В том же январе на Сокольническом шоссе близ Краснохолмского моста банда Кошелькова совершила налет на автомобиль, в котором ехали В. И. Ленин и Н. К. Крупская. Владимира Ильича спасло от гибели лишь то обстоятельство, что главарь банды не узнал Председателя Совнаркома.

Часто и далеко не случайно в составе банд действовали кроме уголовников и замаскированные белогвардейцы. По сути дела, бандитизм отчетливо принимал политическую, явно антисоветскую окраску. Да и крупные деньги и драгоценности, захваченные при налетах на банки и богатые квартиры, как удавалось иногда установить, шли в значительной части не на пропой в воровских «малинах» и не на игру в таких же «мельницах», а на финансирование контрреволюционного подполья.

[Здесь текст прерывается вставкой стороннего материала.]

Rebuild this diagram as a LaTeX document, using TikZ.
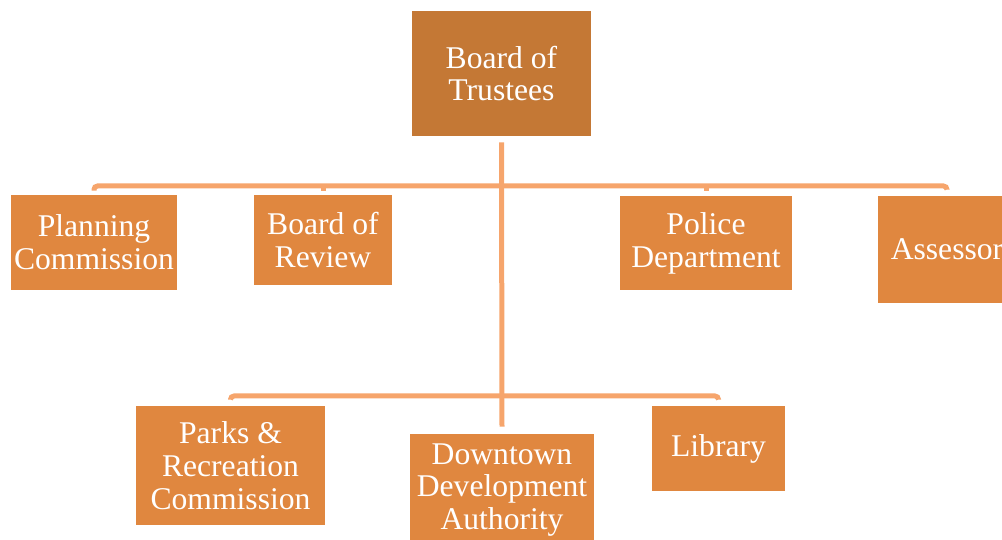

Для ликвидации банд и особо опасных главарей преступного мира была создана специальная группа МЧК, впоследствии реорганизованная в ударную группу по борьбе с бандитизмом. Ей помогали отряды особого назначения. Одним из таких отрядов командовал плотный, темнобровый рабочий, отпустивший усы, должно быть для того, чтобы выглядеть посолиднее своих двадцати двух лет, Ваня Лихачев. Через несколько лет ему предстояло на добрые четверть века стать директором Московского автомобильного завода, ныне носящего его имя, а затем и министром СССР.

С большим трудом и жертвами московским чекистам, действовавшим в тесном контакте с обновленным уголовным розыском, который возглавил пришедший из ЧК Александр Максимович Трепалов, удалось к осени 1919 года покончить в основном с самыми крупными бандами. В числе других главарей был ликвидирован и неуловимый долгое время Кошельков.

Но, видно, передышка не была суждена чекистам. Теперь в кратчайший срок им предстояло разгадать многие загадки, которые уже задал взрыв в Леонтьевском.